Record and Artist Details

Genre:

Chamber

Label: Linn

Media Format: CD or Download

Media Runtime: 55

Mastering:

DDD

Catalogue Number: CKD742

CKD742. Suite Italienne: Vivaldi, Sollima, Stravinsky

Tracks:

Composition Artist Credit
(12) Concerti for Violin/Oboe and Strings, Movement: No. 11 in D, RV208a Antonio Vivaldi, Composer
CHAARTS Chamber Artists
Jonian Ilias Kadesha, Violin
Concerto for Violin, Strings, Lute and Percussion 'TYCHE' Giovanni Sollima, Composer
CHAARTS Chamber Artists
Jonian Ilias Kadesha, Violin
Suite italienne Igor Stravinsky, Composer
CHAARTS Chamber Artists
Jonian Ilias Kadesha, Violin

The vitality of sound captured here by Linn is possibly the most attractive aspect of this album. It perfectly suits the frenetic glory that is the playing of violinist Jonian Ilias Kadesha. Just when you think it can’t be more colourful or charismatic, Kadesha brings more joy, more physicality that is somehow simultaneously slapdash and highly finessed. He’s a violinist who you just know will be good fun at a party.

The repertoire almost fits Kadesha’s character too comfortably. In the second movement of the fiendishly difficult Vivaldi Concerto Il Grosso Mogul, it’s possible to hear his Albanian and Greek heritage usurping the Italian redhead: bends and inflections that breathe warm late-night air, made jagged with the folky bowings. The performances teem with humour: I couldn’t help but smile when Paganini makes a cameo, just at the end of the third movement’s cadenza.

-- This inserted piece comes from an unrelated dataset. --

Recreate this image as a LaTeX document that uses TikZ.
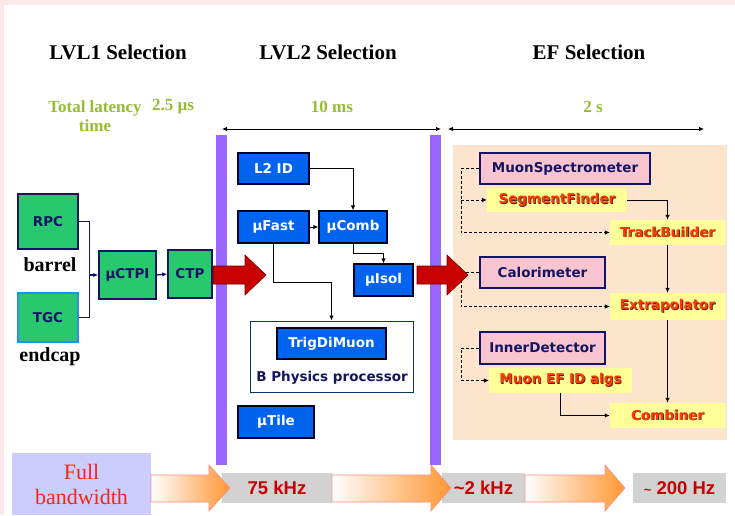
\documentclass[tikz,border=0pt]{standalone}
\usepackage{fontspec}
\setmainfont{Liberation Serif}
\newfontfamily\boxfont{DejaVu Sans}
\newfontfamily\ratefont{Liberation Sans}
\usepackage{tikz}
\usetikzlibrary{arrows.meta,calc}

\definecolor{framepink}{RGB}{251,233,233}
\definecolor{latgreen}{RGB}{150,188,50}
\definecolor{boxgreen}{RGB}{40,200,110}
\definecolor{navy}{RGB}{20,20,100}
\definecolor{tgcblue}{RGB}{40,140,255}
\definecolor{boxblue}{RGB}{0,100,240}
\definecolor{barpurple}{RGB}{153,102,255}
\definecolor{peach}{RGB}{253,228,204}
\definecolor{algpink}{RGB}{248,196,208}
\definecolor{algyellow}{RGB}{255,255,153}
\definecolor{algred}{RGB}{255,60,0}
\definecolor{algshadow}{RGB}{90,30,20}
\definecolor{arrowred}{RGB}{200,0,0}
\definecolor{lavender}{RGB}{204,204,255}
\definecolor{rategrey}{RGB}{210,210,210}
\definecolor{fullred}{RGB}{240,40,20}
\definecolor{orangetip}{RGB}{255,150,50}
\definecolor{pinkline}{RGB}{250,140,140}

\newcommand{\shadowed}[1]{\makebox[0pt][l]{\hspace{0.8pt}\raisebox{-0.8pt}{\color{algshadow}#1}}#1}
\newcommand{\ratearrow}[3]{\shade[left color=white,right color=orangetip,draw=pinkline,line width=0.6pt]
  (#1,13) -- (#2,13) -- (#2,4) -- (#3,27) -- (#2,50) -- (#2,40) -- (#1,40) -- cycle;}

\begin{document}
\begin{tikzpicture}[x=1pt,y=1pt,>={Latex[length=5pt,width=4.5pt]},
  box text/.style={font=\boxfont\bfseries\fontsize{13.5}{16}\selectfont},
  green node/.style={box text,draw=navy,line width=1.5pt,fill=boxgreen,text=navy,inner sep=0pt},
  blue node/.style={box text,draw=black!85!blue,line width=1.2pt,fill=boxblue,text=white,inner sep=0pt},
  pink node/.style={box text,draw=navy,line width=1.5pt,fill=algpink,text=navy,inner sep=0pt},
  alg node/.style={box text,fill=algyellow,text=algred,inner sep=0pt,minimum height=25pt},
  rate node/.style={fill=rategrey,text=arrowred,inner sep=0pt,minimum height=30pt,
    font=\ratefont\bfseries\fontsize{18.5}{20}\selectfont},
  sel title/.style={font=\bfseries\fontsize{21}{24}\selectfont},
  latency/.style={text=latgreen,align=center,font=\bfseries\fontsize{17}{19}\selectfont},
  wire/.style={line width=1.3pt,draw=navy},
  link/.style={line width=1pt},
  dash link/.style={line width=0.7pt,dash pattern=on 3pt off 2pt},
  red arrow/.style={fill=arrowred,draw=arrowred!60!black,line width=0.6pt}]

  % frame and backgrounds
  \fill[framepink] (0,0) rectangle (735,515);
  \fill[white] (4,0) rectangle (735,510);
  \useasboundingbox (0,0) rectangle (735,515);
  \fill[barpurple] (216,50) rectangle (227,380);
  \fill[barpurple] (430,50) rectangle (441,380);
  \fill[peach] (453,75) rectangle (727,370);

  % titles
  \node[sel title] (lvl1) at (118,463) {LVL1 Selection};
  \node[sel title] (lvl2) at (328,463) {LVL2 Selection};
  \node[sel title] (ef) at (589,463) {EF Selection};

  \node[latency] (lat) at (95,399) {Total latency\\time};
  \node[latency] (lat1) at (173,408) {2.5 µs};
  \node[latency] (lat2) at (332,408) {10 ms};
  \node[latency] (lat3) at (593,408) {2 s};

  \coordinate (t1) at (222,386);
  \coordinate (t2) at (441,386);
  \coordinate (t3) at (448,386);
  \coordinate (t4) at (704,386);
  \draw[<->,line width=0.8pt] (t1) -- (t2);
  \draw[<->,line width=0.8pt] (t3) -- (t4);

  % LVL1
  \node[green node,minimum width=60pt,minimum height=55pt] (rpc) at (48,293.5) {RPC};
  \node[sel title,font=\bfseries\fontsize{20}{22}\selectfont] (barrel) at (50,250) {barrel};
  \node[green node,draw=tgcblue,minimum width=60pt,minimum height=49pt] (tgc) at (48,197.5) {TGC};
  \node[sel title,font=\bfseries\fontsize{20}{22}\selectfont] (endcap) at (50,158) {endcap};
  \node[green node,minimum width=57pt,minimum height=48pt] (muctpi) at (127.5,240) {µCTPI};
  \node[green node,minimum width=44pt,minimum height=48pt] (ctp) at (190,241) {CTP};

  \draw[wire] (rpc.east) -- ++(11,0) coordinate (j1) |- (tgc.east);
  \draw[wire,->] (j1 |- muctpi.west) -- (muctpi.west);
  \draw[wire,->] (muctpi.east) -- (ctp.west);

  % LVL2
  \node[blue node,minimum width=71pt,minimum height=31pt] (l2id) at (273.5,346.5) {L2 ID};
  \node[blue node,minimum width=71pt,minimum height=32pt] (mufast) at (273.5,288) {µFast};
  \node[blue node,minimum width=68pt,minimum height=32pt] (mucomb) at (353,288) {µComb};
  \node[blue node,minimum width=59pt,minimum height=32pt] (muisol) at (383.5,235) {µIsol};
  \node[draw=navy!70!teal,line width=1pt,fill=white,minimum width=163pt,minimum height=71pt] (bphys) at (331.5,158.5) {};
  \node[blue node,minimum width=109pt,minimum height=31pt] (trigdimuon) at (331.5,171.5) {TrigDiMuon};
  \node[box text,text=navy] (bphystext) at (332,137) {B Physics processor};
  \node[blue node,minimum width=76pt,minimum height=32pt] (mutile) at (276,93) {µTile};

  \draw[link,->] (l2id.east) -| (mucomb.north);
  \draw[link,->] (mufast.east) -- (mucomb.west);
  \draw[link,->] (mucomb.south) -- ++(0,-10) -| (muisol.north);
  \draw[link,->] (mufast.south) -- ++(0,-39) -| (bphys.north);

  % EF
  \node[pink node,minimum width=170pt,minimum height=31pt] (muonspec) at (565,346.5) {MuonSpectrometer};
  \node[alg node,minimum width=140pt,minimum height=24pt] (segfinder) at (557,315) {\shadowed{SegmentFinder}};
  \node[alg node,minimum width=115pt] (trackbuilder) at (667.5,282.5) {\shadowed{TrackBuilder}};
  \node[pink node,minimum width=125pt,minimum height=31pt] (calo) at (542.5,242.5) {Calorimeter};
  \node[alg node,minimum width=115pt,minimum height=27pt] (extrap) at (667.5,208.5) {\shadowed{Extrapolator}};
  \node[pink node,minimum width=125pt,minimum height=32pt] (innerdet) at (542.5,167) {InnerDetector};
  \node[alg node,minimum width=143pt] (efidalgs) at (560.5,134.5) {\shadowed{Muon EF ID algs}};
  \node[alg node,minimum width=115pt] (combiner) at (667.5,99.5) {\shadowed{Combiner}};

  \draw[link,->] (segfinder.east) -| (trackbuilder.north);
  \draw[link,->] (trackbuilder.south) -- (extrap.north);
  \draw[link,->] (extrap.south) -- (combiner.north);
  \draw[link,->] (efidalgs.south) |- (combiner.west);

  \draw[dash link,->] (muonspec.west) -- ++(-18,0) coordinate (d1) |- (trackbuilder.west);
  \draw[dash link,->] (d1 |- segfinder.west) -- (segfinder.west);
  \draw[dash link,->] (calo.west) -- ++(-18,0) |- (extrap.west);
  \draw[dash link,->] (innerdet.west) -- ++(-18,0) |- (efidalgs.west);

  % big red arrows
  \draw[red arrow] (213,231) -- (245,231) -- (245,220) -- (266,240) -- (245,260) -- (245,249) -- (213,249) -- cycle;
  \draw[red arrow] (417,231) -- (447,231) -- (447,220) -- (468,240) -- (447,260) -- (447,249) -- (417,249) -- cycle;

  % bandwidth
  \node[fill=lavender,text=fullred,align=center,minimum width=139pt,minimum height=62pt,
    font=\fontsize{22}{25}\selectfont] (full) at (81.5,31) {Full\\bandwidth};
  \node[rate node,minimum width=110pt] (r1) at (277,27) {75 kHz};
  \node[rate node,minimum width=83pt] (r2) at (483.5,27) {\textasciitilde2 kHz};
  \node[rate node,minimum width=93pt] (r3) at (679.5,27) {{\fontsize{13}{14}\selectfont\textasciitilde} 200 Hz};
  \ratearrow{151}{209}{230}
  \ratearrow{332}{431}{451}
  \ratearrow{525}{605}{625}

\end{tikzpicture}
\end{document}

But it’s not all flicks and tricks. The centrepiece of the album is a new concerto, Tyche, by Giovanni Sollima. The title refers to the Ancient Greek goddess of luck and fate, and the work reflects on ‘the ambivalence of life itself’, though I can’t imagine that’s the reason behind the inconsistent quality of its movements. I adore the doleful episodes of the second-movement Capriccio: Kadesha glows against the smoky strings of the ensemble, but the way the music seems to lose control of its furiousness touches on cliché. The gem of the concerto is its fourth movement, ‘Rite’. Kadesha’s breath, both literal and of his wispy bow figurations, streaks the pre-liminal stage with anticipation (the CHAARTS Chamber Artists here are wondrous, too, spellbound but seductive). And then body percussion – is this Luca Staffelbach? – and the dance becomes prickly, the violinist possessed. It’s wonderfully scary music that, in its references to the Totentanz and violinist virtuosity traded with the devil, pairs excellently with the Stravinsky. The quasi-neoclassicism of the final movement, ‘Metamorphosis’, is then particularly clever in how it points to both the Stravinsky and the Vivaldi. Kadesha dances and trills with such charisma, sitting wonderfully in the raucous mix. The CHAARTS Chamber Artists have bountifully improved since I last reviewed them back in September 2022. Kadesha has brought out a vigour and dynamism in them that is practically beyond recognition.